DON’T: Make It All About You
At the end of the day, the sexiest thing about Christian Grey was his willingness to drop buckets of cash on a glorified secretary how turned on he got doing all that kinky stuff to Ana. Assuming your boyfriend doesn’t already have the inclination toward rough sex, he might not be as psyched about certain scenarios, which will lead to him weakly patting your ass and then asking if he’s hurt you. To actually have an enjoyable rough sex experience, you need to find something that your partner is excited to try, so you get to have the complete inanimate sex doll Ana Steele experience of being dominated. Also, it doesn’t hurt to introduce the whole rough sex experience as something you specifically want from your partner. It’s a lot less off-putting to hear, “I really enjoy getting the shit beaten out of me during sex,” than it is to hear, “I get so turned on at the idea of you throwing me around a little.” If he feels like he’s what’s turning you on when he does get a little rougher (and not the memory of the ex who probably gave you this sexual preference in the first place, oops), then he gets an ego boost and you get an orgasm (which is like, platinum level win-win for both parties).
DO: Ease Into It
I mean this in literally every single way. First, lube. Buy a lot (no cooling or heating shit), and incorporate it liberally. Second, talk to your partner before. It’s super tempting to just try and move his hands during sex and hope that he’ll read your mind, but since my boyfriend has literally replied, “what’s up,” when I said his name during sex, I don’t have a ton of faith in that practice. And since nothing kills the vibe faster than putting on your mom voice and saying, “no, do it like this” mid-act, get this out of the way beforehand—preferably over a glass, or six, of wine. Which brings me to my next point: drink. It’s called a “social lubricant” for a reason, and if this is your first foray into rough sex, you’ll probably want your typical inhibitions at least slightly lowered. I’m not saying get wasted, I’m just saying have enough to lose all sense of shame get out of your head and feel a little adventurous.

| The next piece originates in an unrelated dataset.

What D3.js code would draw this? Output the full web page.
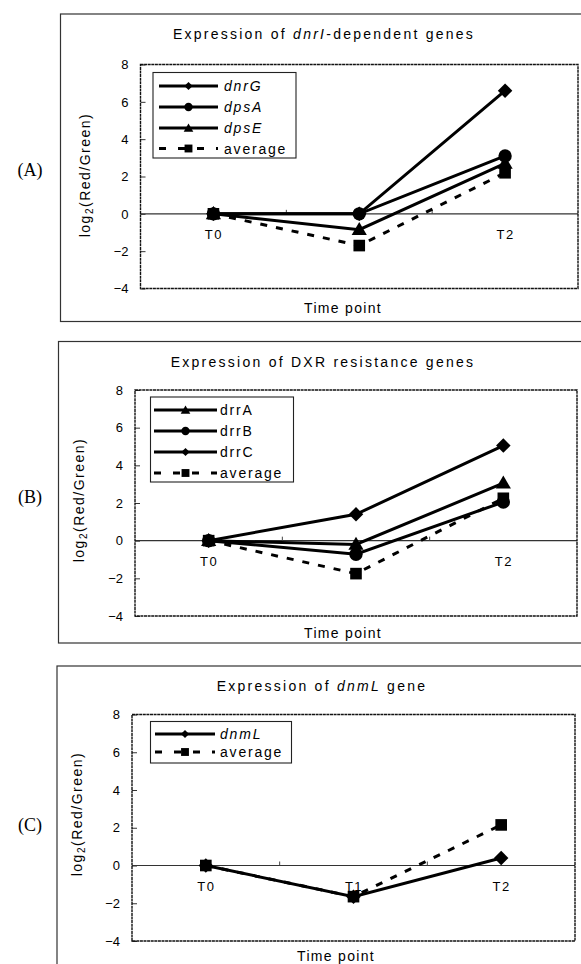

DON’T: Freak Out About Any of This
It’s obviously daunting when you’re suggesting something new, you’re in a vulnerable situation, and you’re not sure how the other person will react. But honestly, if a guy tries to make you feel embarrassed for bringing it up or acts like you’re a slut for wanting it, this guy is an insecure prude who’s worried that he hasn’t been satisfying you sexually. And if you do give it a shot, and it turns out you don’t like it as much as you thought you would, that’s okay too! Sex is sex, and if you’re not trying new things, you’re depriving yourself of potentially mind-blowing sex. Life’s too short, and your list of back-burner bros is too long for you to get hung up on one bad experience. If you want something more aggressive than what you’re getting, I’m sure there’s a guy out there who’s more than happy to oblige (just please not the people who are buying rope at hardware stores).